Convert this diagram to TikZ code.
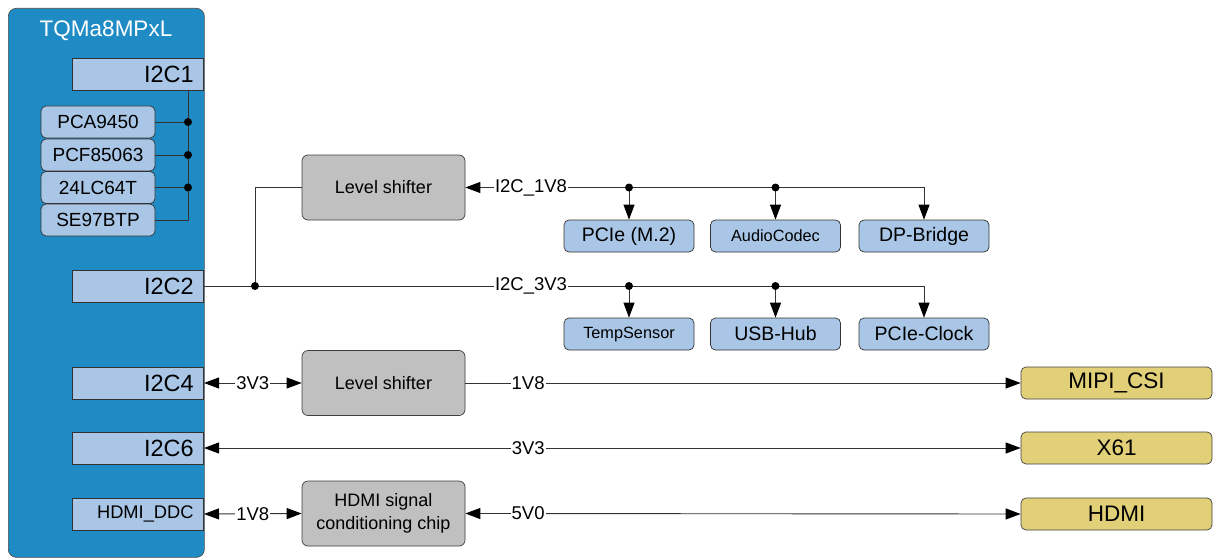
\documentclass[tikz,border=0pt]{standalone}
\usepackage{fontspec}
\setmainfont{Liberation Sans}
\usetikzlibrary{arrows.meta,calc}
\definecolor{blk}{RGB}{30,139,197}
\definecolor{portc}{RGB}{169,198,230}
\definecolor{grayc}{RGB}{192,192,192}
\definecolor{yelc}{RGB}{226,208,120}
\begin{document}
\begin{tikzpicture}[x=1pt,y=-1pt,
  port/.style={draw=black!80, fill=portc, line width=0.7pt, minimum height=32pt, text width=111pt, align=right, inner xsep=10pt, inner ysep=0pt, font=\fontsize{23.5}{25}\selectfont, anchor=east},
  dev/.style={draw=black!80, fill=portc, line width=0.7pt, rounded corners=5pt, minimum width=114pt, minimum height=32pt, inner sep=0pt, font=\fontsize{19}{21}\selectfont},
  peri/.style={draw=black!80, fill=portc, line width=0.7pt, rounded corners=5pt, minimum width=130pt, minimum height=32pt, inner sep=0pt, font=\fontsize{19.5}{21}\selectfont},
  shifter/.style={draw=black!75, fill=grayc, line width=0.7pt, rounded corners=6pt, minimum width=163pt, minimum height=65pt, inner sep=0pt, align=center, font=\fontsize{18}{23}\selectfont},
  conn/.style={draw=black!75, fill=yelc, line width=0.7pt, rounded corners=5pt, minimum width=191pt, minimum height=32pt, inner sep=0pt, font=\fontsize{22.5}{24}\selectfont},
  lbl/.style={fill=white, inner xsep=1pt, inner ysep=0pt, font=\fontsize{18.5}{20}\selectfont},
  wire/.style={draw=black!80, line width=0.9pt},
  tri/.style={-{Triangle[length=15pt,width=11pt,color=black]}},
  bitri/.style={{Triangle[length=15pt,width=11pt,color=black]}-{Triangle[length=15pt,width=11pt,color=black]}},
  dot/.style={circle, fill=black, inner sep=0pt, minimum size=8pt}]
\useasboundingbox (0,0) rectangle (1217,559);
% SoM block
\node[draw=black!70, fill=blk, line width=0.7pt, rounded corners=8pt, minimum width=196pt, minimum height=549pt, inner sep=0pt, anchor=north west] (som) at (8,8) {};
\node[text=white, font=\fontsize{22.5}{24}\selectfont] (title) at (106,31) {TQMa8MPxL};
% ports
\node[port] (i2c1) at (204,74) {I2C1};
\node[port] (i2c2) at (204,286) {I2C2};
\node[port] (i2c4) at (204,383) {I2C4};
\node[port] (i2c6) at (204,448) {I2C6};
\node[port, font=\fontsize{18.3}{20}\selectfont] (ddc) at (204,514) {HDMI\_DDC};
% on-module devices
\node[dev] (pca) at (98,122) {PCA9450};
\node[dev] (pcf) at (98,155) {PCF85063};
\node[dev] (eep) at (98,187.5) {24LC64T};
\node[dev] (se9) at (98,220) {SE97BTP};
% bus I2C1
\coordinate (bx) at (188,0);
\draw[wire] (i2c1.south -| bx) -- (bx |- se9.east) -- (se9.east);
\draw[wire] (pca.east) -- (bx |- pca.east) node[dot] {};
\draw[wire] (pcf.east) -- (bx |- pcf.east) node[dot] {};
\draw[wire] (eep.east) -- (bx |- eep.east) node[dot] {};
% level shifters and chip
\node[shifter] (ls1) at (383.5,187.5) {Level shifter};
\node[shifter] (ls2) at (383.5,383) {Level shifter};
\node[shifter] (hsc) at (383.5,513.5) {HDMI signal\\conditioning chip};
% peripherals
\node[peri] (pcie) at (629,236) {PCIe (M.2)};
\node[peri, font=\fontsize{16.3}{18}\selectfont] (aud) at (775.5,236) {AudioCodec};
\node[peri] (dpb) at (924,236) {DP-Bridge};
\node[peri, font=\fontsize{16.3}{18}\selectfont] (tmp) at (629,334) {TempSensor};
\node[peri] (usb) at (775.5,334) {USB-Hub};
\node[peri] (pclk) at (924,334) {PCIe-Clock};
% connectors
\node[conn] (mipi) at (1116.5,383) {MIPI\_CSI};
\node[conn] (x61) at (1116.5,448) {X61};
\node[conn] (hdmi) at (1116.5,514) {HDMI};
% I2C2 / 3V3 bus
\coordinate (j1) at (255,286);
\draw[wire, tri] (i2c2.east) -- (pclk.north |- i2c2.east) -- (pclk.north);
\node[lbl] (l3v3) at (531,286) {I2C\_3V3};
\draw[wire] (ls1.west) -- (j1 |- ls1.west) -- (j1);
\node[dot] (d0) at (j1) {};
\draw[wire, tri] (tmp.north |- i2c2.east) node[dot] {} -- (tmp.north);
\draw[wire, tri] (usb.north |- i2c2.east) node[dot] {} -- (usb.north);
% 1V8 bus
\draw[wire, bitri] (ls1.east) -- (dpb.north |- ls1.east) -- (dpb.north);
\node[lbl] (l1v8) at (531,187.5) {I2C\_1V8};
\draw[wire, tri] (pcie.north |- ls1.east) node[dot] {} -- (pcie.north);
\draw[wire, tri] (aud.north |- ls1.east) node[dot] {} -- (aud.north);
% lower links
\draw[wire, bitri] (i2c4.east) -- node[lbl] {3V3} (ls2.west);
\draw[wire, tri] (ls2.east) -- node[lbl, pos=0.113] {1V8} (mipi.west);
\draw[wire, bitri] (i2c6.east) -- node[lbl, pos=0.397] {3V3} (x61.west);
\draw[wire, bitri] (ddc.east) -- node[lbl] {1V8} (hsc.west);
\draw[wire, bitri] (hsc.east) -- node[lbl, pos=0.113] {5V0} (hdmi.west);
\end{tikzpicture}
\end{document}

Written request:
Reproduce the material above in full, exactly, with no images.

Answer to this exercise:
Convert this diagram to TikZ code.
\documentclass[tikz,border=0pt]{standalone}
\usepackage{fontspec}
\setmainfont{Liberation Sans}
\usetikzlibrary{arrows.meta,calc}
\definecolor{blk}{RGB}{30,139,197}
\definecolor{portc}{RGB}{169,198,230}
\definecolor{grayc}{RGB}{192,192,192}
\definecolor{yelc}{RGB}{226,208,120}
\begin{document}
\begin{tikzpicture}[x=1pt,y=-1pt,
  port/.style={draw=black!80, fill=portc, line width=0.7pt, minimum height=32pt, text width=111pt, align=right, inner xsep=10pt, inner ysep=0pt, font=\fontsize{23.5}{25}\selectfont, anchor=east},
  dev/.style={draw=black!80, fill=portc, line width=0.7pt, rounded corners=5pt, minimum width=114pt, minimum height=32pt, inner sep=0pt, font=\fontsize{19}{21}\selectfont},
  peri/.style={draw=black!80, fill=portc, line width=0.7pt, rounded corners=5pt, minimum width=130pt, minimum height=32pt, inner sep=0pt, font=\fontsize{19.5}{21}\selectfont},
  shifter/.style={draw=black!75, fill=grayc, line width=0.7pt, rounded corners=6pt, minimum width=163pt, minimum height=65pt, inner sep=0pt, align=center, font=\fontsize{18}{23}\selectfont},
  conn/.style={draw=black!75, fill=yelc, line width=0.7pt, rounded corners=5pt, minimum width=191pt, minimum height=32pt, inner sep=0pt, font=\fontsize{22.5}{24}\selectfont},
  lbl/.style={fill=white, inner xsep=1pt, inner ysep=0pt, font=\fontsize{18.5}{20}\selectfont},
  wire/.style={draw=black!80, line width=0.9pt},
  tri/.style={-{Triangle[length=15pt,width=11pt,color=black]}},
  bitri/.style={{Triangle[length=15pt,width=11pt,color=black]}-{Triangle[length=15pt,width=11pt,color=black]}},
  dot/.style={circle, fill=black, inner sep=0pt, minimum size=8pt}]
\useasboundingbox (0,0) rectangle (1217,559);
% SoM block
\node[draw=black!70, fill=blk, line width=0.7pt, rounded corners=8pt, minimum width=196pt, minimum height=549pt, inner sep=0pt, anchor=north west] (som) at (8,8) {};
\node[text=white, font=\fontsize{22.5}{24}\selectfont] (title) at (106,31) {TQMa8MPxL};
% ports
\node[port] (i2c1) at (204,74) {I2C1};
\node[port] (i2c2) at (204,286) {I2C2};
\node[port] (i2c4) at (204,383) {I2C4};
\node[port] (i2c6) at (204,448) {I2C6};
\node[port, font=\fontsize{18.3}{20}\selectfont] (ddc) at (204,514) {HDMI\_DDC};
% on-module devices
\node[dev] (pca) at (98,122) {PCA9450};
\node[dev] (pcf) at (98,155) {PCF85063};
\node[dev] (eep) at (98,187.5) {24LC64T};
\node[dev] (se9) at (98,220) {SE97BTP};
% bus I2C1
\coordinate (bx) at (188,0);
\draw[wire] (i2c1.south -| bx) -- (bx |- se9.east) -- (se9.east);
\draw[wire] (pca.east) -- (bx |- pca.east) node[dot] {};
\draw[wire] (pcf.east) -- (bx |- pcf.east) node[dot] {};
\draw[wire] (eep.east) -- (bx |- eep.east) node[dot] {};
% level shifters and chip
\node[shifter] (ls1) at (383.5,187.5) {Level shifter};
\node[shifter] (ls2) at (383.5,383) {Level shifter};
\node[shifter] (hsc) at (383.5,513.5) {HDMI signal\\conditioning chip};
% peripherals
\node[peri] (pcie) at (629,236) {PCIe (M.2)};
\node[peri, font=\fontsize{16.3}{18}\selectfont] (aud) at (775.5,236) {AudioCodec};
\node[peri] (dpb) at (924,236) {DP-Bridge};
\node[peri, font=\fontsize{16.3}{18}\selectfont] (tmp) at (629,334) {TempSensor};
\node[peri] (usb) at (775.5,334) {USB-Hub};
\node[peri] (pclk) at (924,334) {PCIe-Clock};
% connectors
\node[conn] (mipi) at (1116.5,383) {MIPI\_CSI};
\node[conn] (x61) at (1116.5,448) {X61};
\node[conn] (hdmi) at (1116.5,514) {HDMI};
% I2C2 / 3V3 bus
\coordinate (j1) at (255,286);
\draw[wire, tri] (i2c2.east) -- (pclk.north |- i2c2.east) -- (pclk.north);
\node[lbl] (l3v3) at (531,286) {I2C\_3V3};
\draw[wire] (ls1.west) -- (j1 |- ls1.west) -- (j1);
\node[dot] (d0) at (j1) {};
\draw[wire, tri] (tmp.north |- i2c2.east) node[dot] {} -- (tmp.north);
\draw[wire, tri] (usb.north |- i2c2.east) node[dot] {} -- (usb.north);
% 1V8 bus
\draw[wire, bitri] (ls1.east) -- (dpb.north |- ls1.east) -- (dpb.north);
\node[lbl] (l1v8) at (531,187.5) {I2C\_1V8};
\draw[wire, tri] (pcie.north |- ls1.east) node[dot] {} -- (pcie.north);
\draw[wire, tri] (aud.north |- ls1.east) node[dot] {} -- (aud.north);
% lower links
\draw[wire, bitri] (i2c4.east) -- node[lbl] {3V3} (ls2.west);
\draw[wire, tri] (ls2.east) -- node[lbl, pos=0.113] {1V8} (mipi.west);
\draw[wire, bitri] (i2c6.east) -- node[lbl, pos=0.397] {3V3} (x61.west);
\draw[wire, bitri] (ddc.east) -- node[lbl] {1V8} (hsc.west);
\draw[wire, bitri] (hsc.east) -- node[lbl, pos=0.113] {5V0} (hdmi.west);
\end{tikzpicture}
\end{document}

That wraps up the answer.